Performance à partir du roman d’Arundhati Roy Le Dieu des Petits Riens
Le Dieu des Petits Riens au Théâtre des Ateliers : quand un livre s’anime
Quand vient l’automne, chaque année à Aix-en-Provence, la fête du Livre s’ouvre sur les lointains, les méconnus ou les trop mal connus de la création du monde contemporain de l’écriture[1]. Cette année l’Inde d’Arundhati Roy a pris la parole. Les auditeurs spectateurs, fidèles ou nouveaux, se sont pressés dans le grand amphithéâtre de la Verrières. Médusés ils ont découvert une femme auteur, belle, pleine d’allant, de vigueur et de joie militante, parlant avec la même aisance de ses fictions et de ses essais, bouleversant pour beaucoup les croyances et les images qu’on admet paresseusement en France comme ailleurs sur le pays, les pays où elle vit et où elle a vécu, évoquant avec simplicité les menaces de mort ou les poursuites judiciaires qui marquent son existence d’écrivain. N’admettant comme inquiétude que celle qu’elle a de ne pas terminer de manière satisfaisante le roman qu’elle entreprend.
Cette année encore ce grand rassemblement ensoleillé en forme de débats, d’animations et d’explicitations s’est prolongé la nuit dans le petit théâtre laboratoire d’Alain Simon.
Le Théâtre des Ateliers de la place Miollis est en effet peu à peu devenu le prolongement naturel et discret de la Fête du Livre. On peut y passer une nuit à lire l’intégrale d’un livre de l’invité de l’année dans une mise en scène ponctuant de musique et d’images le dévoilement d’une œuvre. On peut y entendre se croiser les voix plurielles de lecteurs hommes et de lectrices femmes résonnant sur les murs peints de noir du théâtre. On peut y échanger et s’y restaurer paisiblement dans des pauses conviviales et tranquilles quand la nuit et l’œuvre avancent vers leur terme.

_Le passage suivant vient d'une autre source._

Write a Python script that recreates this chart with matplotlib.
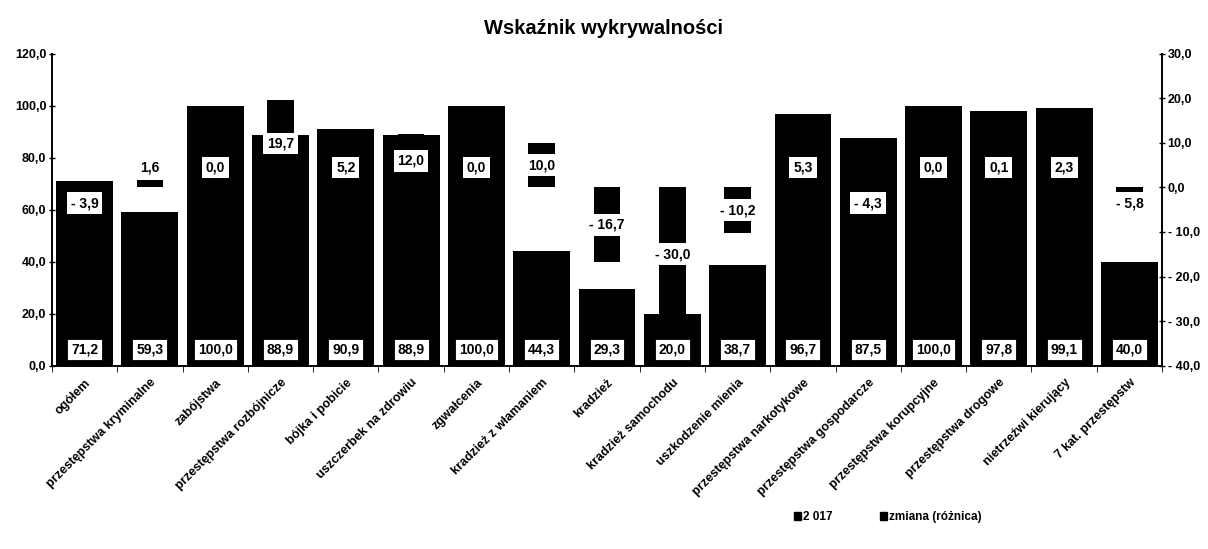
import matplotlib
matplotlib.use("Agg")
import matplotlib.pyplot as plt
import numpy as np
from matplotlib.patches import Patch

categories = ["ogółem", "przestępstwa kryminalne", "zabójstwa", "przestępstwa rozbójnicze",
              "bójka i pobicie", "uszczerbek na zdrowiu", "zgwałcenia", "kradzież z włamaniem",
              "kradzież", "kradzież samochodu", "uszkodzenie mienia", "przestępstwa narkotykowe",
              "przestępstwa gospodarcze", "przestępstwa korupcyjne", "przestępstwa drogowe",
              "nietrzeźwi kierujący", "7 kat. przestępstw"]
values_2017 = [71.2, 59.3, 100.0, 88.9, 90.9, 88.9, 100.0, 44.3, 29.3, 20.0, 38.7,
               96.7, 87.5, 100.0, 97.8, 99.1, 40.0]
change = [-3.9, 1.6, 0.0, 19.7, 5.2, 12.0, 0.0, 10.0, -16.7, -30.0, -10.2,
          5.3, -4.3, 0.0, 0.1, 2.3, -5.8]
left_ticks = [0, 20, 40, 60, 80, 100, 120]
right_ticks = [-40, -30, -20, -10, 0, 10, 20, 30]
legend_labels = ["2 017", "zmiana (różnica)"]
title = "Wskaźnik wykrywalności"

plt.rcParams['font.family'] = ['Liberation Sans', 'DejaVu Sans']

def fmt(v):
    s = f"{abs(v):.1f}".replace(".", ",")
    return ("- " + s) if v < 0 else s

fig = plt.figure(figsize=(12.08, 5.49), dpi=100)
ax = fig.add_axes([0.043, 0.334, 0.919, 0.568])
ax2 = ax.twinx()

x = np.arange(len(categories))
ax.bar(x, values_2017, width=0.87, color="black", zorder=2)
ax2.bar(x, change, width=0.41, color="black", zorder=2)

ax.set_xlim(-0.5, len(categories) - 0.5)
ax.set_ylim(0, 120)
ax2.set_ylim(-40, 30)

ax.set_yticks(left_ticks)
ax.set_yticklabels([fmt(v) for v in left_ticks], fontsize=9, fontweight='bold')
ax2.set_yticks(right_ticks)
ax2.set_yticklabels([fmt(v) for v in right_ticks], fontsize=9, fontweight='bold')
ax.tick_params(axis='y', length=4, width=1, direction='inout', pad=2)
ax2.tick_params(axis='y', length=4, width=1, direction='inout', pad=2)

ax.set_xticks(x)
ax.set_xticklabels(categories, rotation=45, ha='right', rotation_mode='anchor',
                   fontsize=9, fontweight='bold')
ax.tick_params(axis='x', length=0, pad=8)
ax.set_xticks(np.arange(-0.5, len(categories)), minor=True)
ax.tick_params(axis='x', which='minor', length=4, direction='out')

for a in (ax, ax2):
    a.spines['top'].set_visible(False)
    for s in ('left', 'right', 'bottom'):
        a.spines[s].set_linewidth(1.2)

# 2017 labels at bottom of bars
for xi, v in zip(x, values_2017):
    ax.text(xi, 6.2, fmt(v), ha='center', va='center', fontsize=10, fontweight='bold',
            bbox=dict(boxstyle='square,pad=0.28', fc='white', ec='black', lw=0.6), zorder=5)

# change labels
for xi, v in zip(x, change):
    if abs(v) < 6:
        yl = 4.5 if v >= 0 else -3.5
    else:
        yl = v / 2
    ax2.text(xi, yl, fmt(v), ha='center', va='center', fontsize=10, fontweight='bold',
             bbox=dict(boxstyle='square,pad=0.28', fc='white', ec='none'), zorder=5)

fig.text(0.5, 0.948, title, ha='center', va='center', fontsize=14.5, fontweight='bold')

handles = [Patch(color='black'), Patch(color='black')]
fig.legend(handles, legend_labels, loc='center', bbox_to_anchor=(0.735, 0.058), ncol=2,
           frameon=False, prop={'size': 8.5, 'weight': 'bold'},
           handlelength=0.6, handleheight=0.6, handletextpad=0.2, columnspacing=4)

fig.savefig("out.png", dpi=100)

Cette année c’était différent. Alain Simon en annoncier majestueux et massif s’est avancé sur le plateau pour dire qu’il avait choisi de faire dire en performance le « Dieu des Petits Riens » sans livre, sans pupitre et sans lampe de chevet. Le livre des petits riens ne serait pas lu dans son entier. Seraient dits, après avoir été appris par cœur par la comédienne Élyssa Leydet-Brunel, les paysages et les lieux décrits par Arundhati Roy et habités des personnages quelle avait créés. Cela durerait 55 minutes. Alain Simon s’est effacé et sur le plateau nu, une jeune femme seule, sans accessoires aucun, sans costume exotique ni livre à lire, a regardé sans sourciller le public. La lumière s’est éteinte sur les spectateurs et Élyssa a fait apparaître le monde des petits riens. La voix changeante, les gestes sobres et les déplacements de la comédienne, un éclairage discret harmonisé à des situations toujours décrites avec précision par Arundhati Roy ont transporté magiquement les auditeurs spectateurs que nous étions dans l’univers étrange de Rahel, d’Estha et de leur famille. Quand les 55 minutes se sont terminées dans le noir d’un drame inattendu nous sommes restés immobiles et fascinés. Les applaudissements se sont prolongés longtemps. Je redécouvrais que le temps pour moi devenu ennuyeux dans un roman des descriptions et des décors était aussi et encore un plaisir à vivre. Michel Morin (16 octobre 2016)
[1] Annie Terrier , Guy Astic, Liliane Dutrait, (2011) Écritures croisées . Parcours dans les littératures du monde, Editions Rouge Profond.